Март, 18, среда – 13 ч.
Морозы все время. Нынче утром -22°, сейчас -16°. Над городом шквал принудительной эвакуации: люди получают повестку, бегут по повестке в райсовет и там узнают, что послезавтра им предстоит отбыть – в Омскую, в Иркутскую и в другие сибирские области. По каким признакам происходит эвакуационный отбор, сказать трудно: признаки, конечно, не зоологические, а социологические. Эвакуация похожа на срочную высылку – как было в марте 1935 года! Раз, раз, ваш паспорт, вы больще не житель Ленинграда, выбирайте город – или вот вам город, уже выбранный для вас! И теперь, ошалевшие от голода, холода и неожиданности, люди с какими-то неясными намеками во внешности и речи на сидевакантизм[606]
мечутся по учреждениям (оформляясь) и по рынкам (распродаваясь!). Вещи идут по смехотворно низким ценам.Я сама была в райсовете на Сергиевской и долго и дружески болтала с номерами длиннейшей очереди в комнатах Комиссии по эвакуации[607]

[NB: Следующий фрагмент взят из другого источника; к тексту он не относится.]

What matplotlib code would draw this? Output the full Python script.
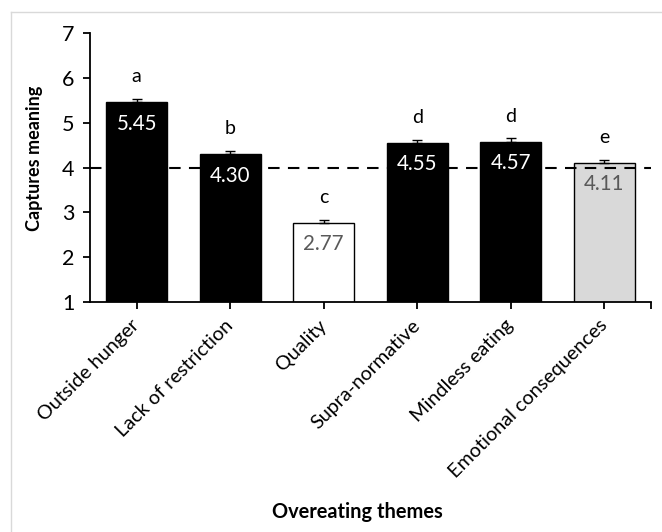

. Я пришла туда по делу тети Маши, милой, педантичной и одинокой старушки, академической пенсионерки, 40 лет проработавшей с глухонемыми и почему-то назначенной к эвакуации. Она вызвала меня советоваться. Несмотря на страх, волнение и смятение, несмотря на мученическое от недоедания лицо, держится спокойно и с достоинством. Из-за нее я и ходила в райсовет и болталась там – и слушала – и узнала много любопытного: о том, что пишется эвакуация, но читается высылка, о том, что отбор идет по социальным признакам, о том, что отказ от отъезда влечет за собой арест и вывоз по этапу… и так далее. Так, по крайней мере, говорят.Большинство ехать никуда не хотят – я говорю о тех, кто не хлопотал об эвакуации, кто оказался в попечительном поле зрения государства помимо своей воли и желания. Какой-то старый неинтеллигентный еврей, похожий на недорезанного нэпмана или валютчика, удивлялся в очереди:
– А за что меня? Я же еврей. Может быть, они думают, что я немец, у меня фамилия Берлин.
Почти сплошь уезжают люди с немецкими именами и немецким происхождением. Если у Ивановых мать урожденная Шмидт, то Ивановы поедут тоже: старенькая мама, урожденная Шмидт, получит назначение в Сибирь, а дети Ивановы, вероятно, как-то посовестятся отпускать голодную старушку одну и поедут вместе с нею в ту же Сибирь.
Эвакуация тети Маши отложена на неопределенное время по неизвестным причинам. Комиссия предложила ей, однако, упаковываться и ждать новой повестки.
Драницыны должны уехать сегодня – сначала в Пятигорск, потом в Горький. Так болит нога, что, пожалуй, не попаду к ним нынче.
Вчера: письмо от отца от 23.ХII .41. Обрадовалась, что жив. Эдик устраивает истерические сцены: тема – срочная эвакуация всей нашей семьи. А я – не могу и не хочу. Может быть, отправлю брата одного: в Билимбай, к отцу, которого он всю жизнь терпеть не мог и боялся и к которому поедет теперь, потому что все-таки «свой» – да и угол есть, есть куда приткнуться. Не знаю. Решение пока не вынесено. Может, и захочет ехать. Страх смерти – сильный двигатель.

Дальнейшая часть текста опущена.